If a commitment to reason and justice is the hallmark of a civilized person, then John Hope Franklin certainly must be considered among America’s most civilized individuals.  Through a career that includes accomplishments in the fields of teaching, writing and public policy, these dual principles have been the common denominator in each of his endeavors.

John Hope Franklin was born on January 2, 1915 in Rentiesville, Oklahoma, the youngest child (and only son) of Buck Colbert and Molly Franklin.  The family moved to Tulsa in the early 1920’s where B.C. Franklin’s law practice provided early lessons for the young Franklin on the relationship between individuals and the law.  This exposure to the law combined with the family’s deeply held beliefs on the importance of education formed a pattern that would be evidenced in Franklin’s entire career.

Franklin was graduated from Tulsa’s Booker T. Washington High School in 1931.  In 1935 he received the Bachelor of Arts degree in history, magna cum laude, from Fisk University.  He continued his education at Harvard University, where he received the MA and PhD degrees in 1936 and 1941 respectively.  In addition to his earned degrees he has received honorary degrees from over 70 institutions, including the University of Tulsa and the University of Oklahoma.

Franklin is a teacher.  His career has included positions at Fisk University, St. Augustine’s College, North Carolina College at Durham and Howard University.  At Brooklyn College he held the posts of professor and chairman of the history department beginning 1956.  In 1964 Franklin began teaching at the University of Chicago, an institution where he would also serve as the history department chairman and subsequently be named John Matthew Manly Distinguished Service Professor in 1969.  Additional positions have allowed him to teach in Salzburg, Austria, Cambridge University in England and Australia, where he was a Fulbright professor at several universities.  Currently, Franklin is John B. Duke Emeritus of History at Duke University.

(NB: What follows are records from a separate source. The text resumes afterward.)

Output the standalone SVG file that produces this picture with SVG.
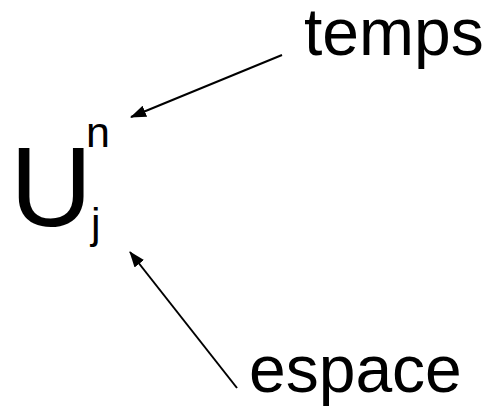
<svg xmlns="http://www.w3.org/2000/svg" width="495" height="418" viewBox="0 0 495 418">
  <style>
    text { font-family: "Liberation Sans", Arial, sans-serif; fill: #000; }
    .label { font-size: 66px; }
    .conn { stroke: #000; stroke-width: 2; fill: none; marker-end: url(#head); }
  </style>
  <defs>
    <!-- filled triangular arrowhead, drawn in user units -->
    <marker id="head" viewBox="0 0 16 12" refX="15" refY="6" markerWidth="16" markerHeight="12" markerUnits="userSpaceOnUse" orient="auto">
      <path d="M0,0 L16,6 L0,12 z" fill="#000"/>
    </marker>
  </defs>
  <rect width="495" height="418" fill="#fff"/>
  <g id="symbol">
    <text x="10" y="226" font-size="114">U</text>
    <text x="86" y="147" font-size="43">n</text>
    <text x="91" y="238" font-size="43">j</text>
  </g>
  <g id="temps">
    <text class="label" x="304" y="55">temps</text>
  </g>
  <g id="espace">
    <text class="label" x="249" y="392">espace</text>
  </g>
  <g id="connectors">
    <path class="conn" d="M282,55 L131,117"/>
    <path class="conn" d="M237,388 L130,252"/>
  </g>
</svg>
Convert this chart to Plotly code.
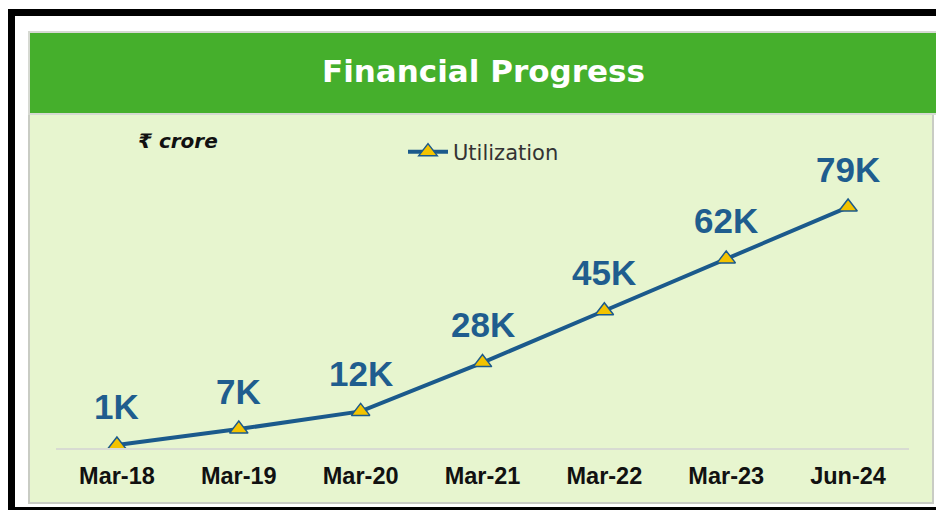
import plotly.graph_objects as go

# ---- data ----
periods = ["Mar-18", "Mar-19", "Mar-20", "Mar-21", "Mar-22", "Mar-23", "Jun-24"]
utilization = [1.0, 6.2, 12, 28, 45, 62, 79]          # ₹ thousand crore
value_labels = ["1K", "7K", "12K", "28K", "45K", "62K", "79K"]
series_name = "Utilization"
title_text = "Financial Progress"
unit_text = "₹ crore"

W, H = 936, 510
def fx(px):
    return px / W
def fy(py):
    return 1 - py / H

BLUE = "#1B5A8C"
LABEL_BLUE = "#1F5D8E"
YELLOW = "#F3C300"
HEADER = "#45AF2C"
PANEL = "#E7F5CF"

fig = go.Figure()
fig.add_trace(go.Scatter(
    x=periods, y=utilization, name=series_name,
    mode="lines+markers",
    line=dict(color=BLUE, width=4),
    marker=dict(symbol="triangle-up", size=16, color=YELLOW,
                line=dict(color=BLUE, width=1.5)),
    hoverinfo="x+y",
))

for p, v, t in zip(periods, utilization, value_labels):
    fig.add_annotation(x=p, y=v, text=t, showarrow=False, yshift=38,
                       xref="x", yref="y",
                       font=dict(family="Liberation Sans, Arial, sans-serif",
                                 size=35, color=LABEL_BLUE, weight="bold"))

shapes = [
    # outer black frame pieces
    dict(type="rect", xref="paper", yref="paper", x0=fx(8), x1=fx(960), y0=fy(16), y1=fy(9),
         fillcolor="black", line=dict(width=0), layer="below"),
    dict(type="rect", xref="paper", yref="paper", x0=fx(8), x1=fx(15), y0=fy(509), y1=fy(9),
         fillcolor="black", line=dict(width=0), layer="below"),
    dict(type="rect", xref="paper", yref="paper", x0=fx(8), x1=fx(960), y0=fy(510), y1=fy(507),
         fillcolor="black", line=dict(width=0), layer="below"),
    # light panel
    dict(type="rect", xref="paper", yref="paper", x0=fx(29), x1=fx(933), y0=fy(503), y1=fy(113),
         fillcolor=PANEL, line=dict(color="#C9CCC4", width=2), layer="below"),
    # green header
    dict(type="rect", xref="paper", yref="paper", x0=fx(29), x1=fx(960), y0=fy(114), y1=fy(32),
         fillcolor=HEADER, line=dict(color="#D6D9D2", width=2), layer="below"),
]

fig.add_annotation(x=fx(483), y=fy(71), xref="paper", yref="paper", text=title_text,
                   showarrow=False, xanchor="center", yanchor="middle",
                   font=dict(family="DejaVu Sans, Verdana, sans-serif", size=31,
                             color="white", weight="bold"))
fig.add_annotation(x=fx(136), y=fy(141), xref="paper", yref="paper", text=unit_text,
                   showarrow=False, xanchor="left", yanchor="middle",
                   font=dict(family="DejaVu Sans, Verdana, sans-serif", size=20,
                             color="#111111", weight="bold", style="italic"))

fig.update_layout(
    width=W, height=H,
    margin=dict(l=0, r=0, t=0, b=0),
    paper_bgcolor="white",
    plot_bgcolor="rgba(0,0,0,0)",
    shapes=shapes,
    showlegend=True,
    legend=dict(x=fx(403), y=fy(152), xanchor="left", yanchor="middle",
                bgcolor="rgba(0,0,0,0)", itemwidth=40,
                font=dict(family="DejaVu Sans, Verdana, sans-serif", size=21, color="#333333")),
    xaxis=dict(domain=[fx(56), fx(909)], range=[-0.5, 6.5], type="category",
               showgrid=False, zeroline=False, showline=True, linecolor="#D8DBD2", linewidth=2,
               ticks="", ticklabelstandoff=6,
               tickfont=dict(family="Liberation Sans, Arial, sans-serif", size=23.5,
                             color="#111111", weight="bold")),
    yaxis=dict(domain=[fy(448), fy(143)], range=[0, 100], visible=False),
)

fig.write_html("out.html", config={"displayModeBar": False},
               post_script="document.body.style.margin='0';document.body.style.overflow='hidden';")
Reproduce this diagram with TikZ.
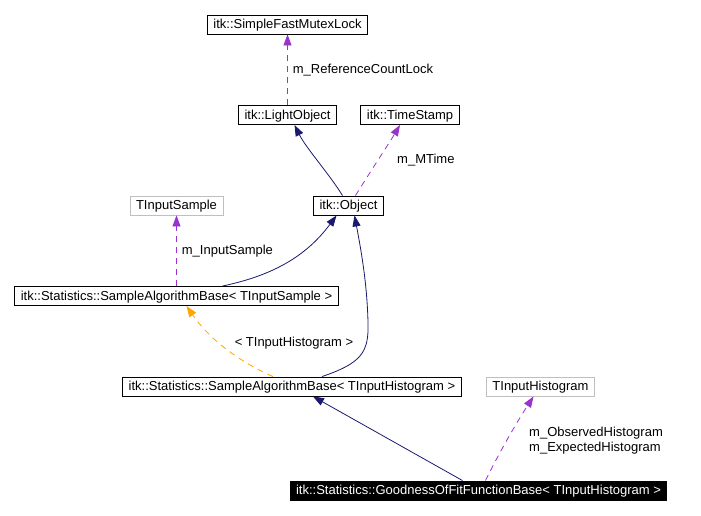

In his capacity as a lecturer Franklin’s service includes several universities in India under auspices of the American Council or Learned Societies and the Department of State.  His international experiences also include stints in South America, the South Pacific and East Asia as Lincoln Lecturer for the Board of Foreign Scholarships.  In America’s bicentennial year Franklin was selected by the National Endowment for the Humanities as the 1976 Jefferson Lecturer, the nation’s highest honor for humanities scholars.  And, in 1988 Franklin returned to his hometown to present the 1988 Oklahoma Lecture in the Humanities.

Franklin’s influence on America’s education has not been limited to those fortunate enough to attend his classes or be in the audience of his lectures.  His career in publication began in 1943 with the appearance of THE FREE NEGRO IN NORTH CAROLINA, 1790-1860 and has continued to the present time with the inclusion of ten additional volumes.  The publication of FROM SLAVERY TO FREEDOM; A HISTORY OF NEGRO AMERICANS in 1947 is an event of particular significance as the book has been widely used as the text for Black studies courses universities throughout the world.  In addition to his own books, Franklin’s publication in scholarly journals and his editorship of many editions have produced a body of work that has made a tremendous impact on the American public.

Franklin has been the recipient of numerous honors for his work.  His colleagues elected him president of the American Studies Association (1967-1968), the Southern Historical Association (1970-71), THE Organization of American Historians (1974-75) and the American Historical Association (1978-79).  In 1964 he was elected to membership in the American Academy of Arts and Sciences.  His election to the Oklahoma Hall of Fame in 1979 marked the first time a Black Oklahoman has been elected to that body.  During his distinguished career, Franklin has received presidential appointments to the National Council on the Humanities and the Advisory Commission of Public Diplomacy and was named a United States delegate to the twenty-first General Conference of UNESCO.

In the arena of public affairs Franklin’s counsel is sought by America’s leading figures.  His work as a member of the research team in the Supreme Court’s landmark BROWN VS THE BOARD OF EDUCATION was integral to the outlawing of the segregation in education Franklin personally experienced throughout his career.  His participation in the vanguard of the civil rights movement included his presence in Selma, Alabama in 1965 at the historic march led by Dr. Martin Luther King.

The astounding total of achievements and honors amassed by Franklin serves as a testament to the commitment to two simple principles learned in his earliest years.  Reason and justice are principles that have led him from a limited, segregated Oklahoma in the 1930’s to his recognition as the preeminent American historian.

Dr. Franklin currently resides in Durham, North Carolina with his wife Aureilia.  Their son, John Whittington, lives in New York City.